The man who refuses to use the internet is making a sovereign choice. His refusal is an assertion of sovereignty, not an abdication of it. The framework should recognize his refusal as a legitimate exercise of the legitimacy gate — he has looked at the terms the digital economy offers and decided they aren't acceptable. That decision is exactly what the framework was built to protect. The cost he pays for that refusal — exclusion from services and opportunities that require digital participation — is a survivable refusal problem that the framework names and that the institutions built from it must address. Refusal cannot require the person to disappear from economic life in order to exercise it.

The farmworker whose labor built the agricultural economy of the most productive farming region in the world has generated H across generations that the agricultural industry, the food supply chain, the commodity markets, and the companies that profit from the produce have organized without a license. His participation isn't digital. His origin deficit isn't small. The framework's sovereignty principle applies to his labor, his knowledge of the land, his physical contribution to an industry that couldn't function without him, and the terms under which that contribution has been organized — terms he didn't set, couldn't negotiate, and couldn't refuse without losing the income his family depends on. The extension of the framework into labor law described in Article 7 is the work that reaches him. It has not yet been done.

These four people aren't edge cases. They're the majority of the world's population. The digital economy is large and growing. It isn't universal. The people outside it aren't outside the extraction economy. They are inside it, generating H, accumulating origin deficit, and living with the consequences of a system that organized their participation without asking, exactly like everyone else, except that the tools being built to address it were designed for people with screens.

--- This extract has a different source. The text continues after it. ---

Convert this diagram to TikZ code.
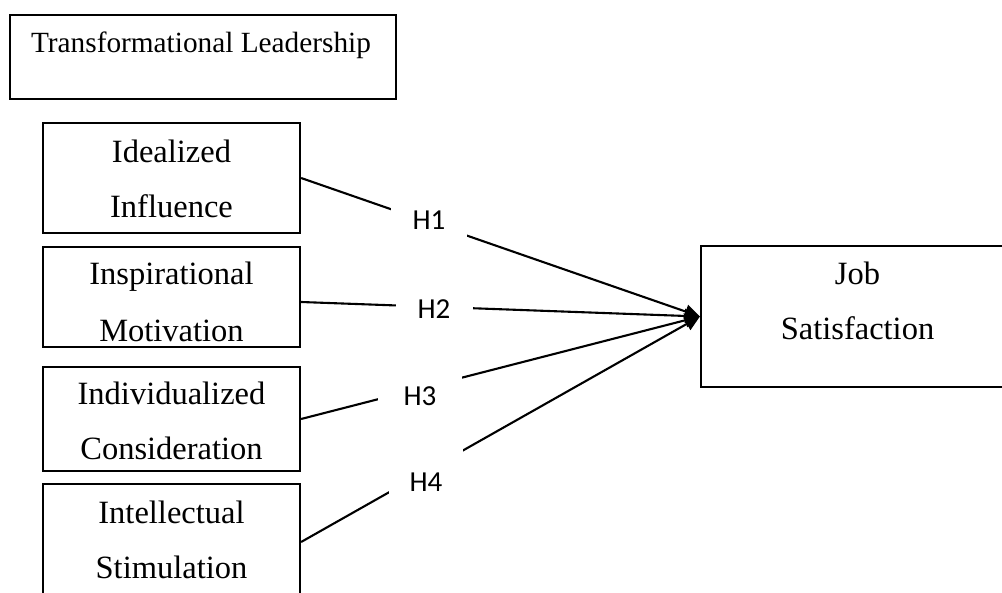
\documentclass[tikz,border=0pt]{standalone}
\usepackage{fontspec}
\setmainfont{Liberation Serif}
\newfontfamily\calfont{Carlito}
\usetikzlibrary{arrows.meta}
\begin{document}
\begin{tikzpicture}[x=1pt,y=-1pt,
  box/.style={draw, line width=2.2pt, rectangle, inner sep=0pt},
  txt/.style={anchor=base, inner sep=0pt, font=\fontsize{32.5}{38}\selectfont},
  ttl/.style={anchor=base, inner sep=0pt, font=\fontsize{29.3}{34}\selectfont},
  hlab/.style={fill=white, inner sep=0pt, font=\calfont\fontsize{29}{34}\selectfont},
  conn/.style={line width=2.1pt, -{Triangle[length=15pt,width=14pt]}}]
\useasboundingbox (0,0) rectangle (1002,593);
\fill[white] (0,0) rectangle (1002,593);
\clip (0,0) rectangle (1002,593);
% top box
\node[box, minimum width=386pt, minimum height=84pt] (top) at (203,57) {};
\node[ttl] (toptext) at (201,53) {Transformational Leadership};
% left boxes
\node[box, minimum width=257pt, minimum height=110pt] (b1) at (171.5,178) {};
\node[txt] (b1a) at (171.5,163) {Idealized};
\node[txt] (b1b) at (171.5,218) {Influence};
\node[box, minimum width=257pt, minimum height=100pt] (b2) at (171.5,297) {};
\node[txt] (b2a) at (171.5,285) {Inspirational};
\node[txt] (b2b) at (171.5,342) {Motivation};
\node[box, minimum width=257pt, minimum height=104pt] (b3) at (171.5,419) {};
\node[txt] (b3a) at (171.5,405) {Individualized};
\node[txt] (b3b) at (171.5,460) {Consideration};
\node[box, minimum width=257pt, minimum height=116pt] (b4) at (171.5,542) {};
\node[txt] (b4a) at (171.5,523) {Intellectual};
\node[txt] (b4b) at (171.5,578) {Stimulation};
% job satisfaction
\node[box, minimum width=313pt, minimum height=141pt] (job) at (857.5,316.5) {};
\node[txt] (joba) at (857.5,285) {Job};
\node[txt] (jobb) at (857.5,340) {Satisfaction};
% connectors
\draw[conn] (b1.east) -- (job.west);
\draw[conn] ([yshift=-5pt]b2.east) -- (job.west);
\draw[conn] (b3.east) -- (job.west);
\draw[conn] (b4.east) -- (job.west);
% labels
\node[hlab, minimum width=76pt, minimum height=40pt] (h1) at (429,220) {H1};
\node[hlab, minimum width=77pt, minimum height=36pt] (h2) at (434,309) {H2};
\node[hlab, minimum width=84pt, minimum height=44pt] (h3) at (420,396) {H3};
\node[hlab, minimum width=74pt, minimum height=66pt] (h4) at (426,482) {H4};
\end{tikzpicture}
\end{document}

Dignity Papers III: Internet Access and Paid Continuity established that access to digital infrastructure isn't a luxury but a condition of participation in the modern economy, and that the cost of that access falls disproportionately on the people least able to bear it. The framework acknowledges that gap and doesn't resolve it. What it establishes is that the gap doesn't diminish the sovereignty of the people on the other side of it. The woman in Fresno is sovereign over her participation whether she has a smartphone or not. The man in Detroit is sovereign whether he can afford a data plan or not. The man on the South Side is sovereign whether he chooses to engage digitally or not. The farmworker is sovereign whether his labor ever touches a platform or not.

The framework works for them or it doesn't work. That isn't a qualifier. It's the test.

Building the infrastructure that reaches people outside digital systems is the work that follows from this paper. It requires the legal extensions described in Article 7. It requires institutional architecture that operates through non-digital channels — through labor law, through contract law, through the financial infrastructure that governs every transaction whether it originates on a screen or not. It requires that the legitimacy gate be accessible to people who will never use a smartphone and that the settlement standard apply to transactions that have never touched a platform.

None of that infrastructure exists yet in the form the framework requires. Naming the gap is the first step. The people who build from here will find that the sovereignty principle applies with full force to everyone at the origin of value, that the license is the instrument through which that sovereignty is preserved regardless of medium, and that the framework was always for the people who never asked for any of this as much as it was for the people who are online every hour of the day.

They were always H. The systems organized their participation without asking. The framework says that was never legitimate, and the work of making it stop is the same work, for everyone, wherever they are.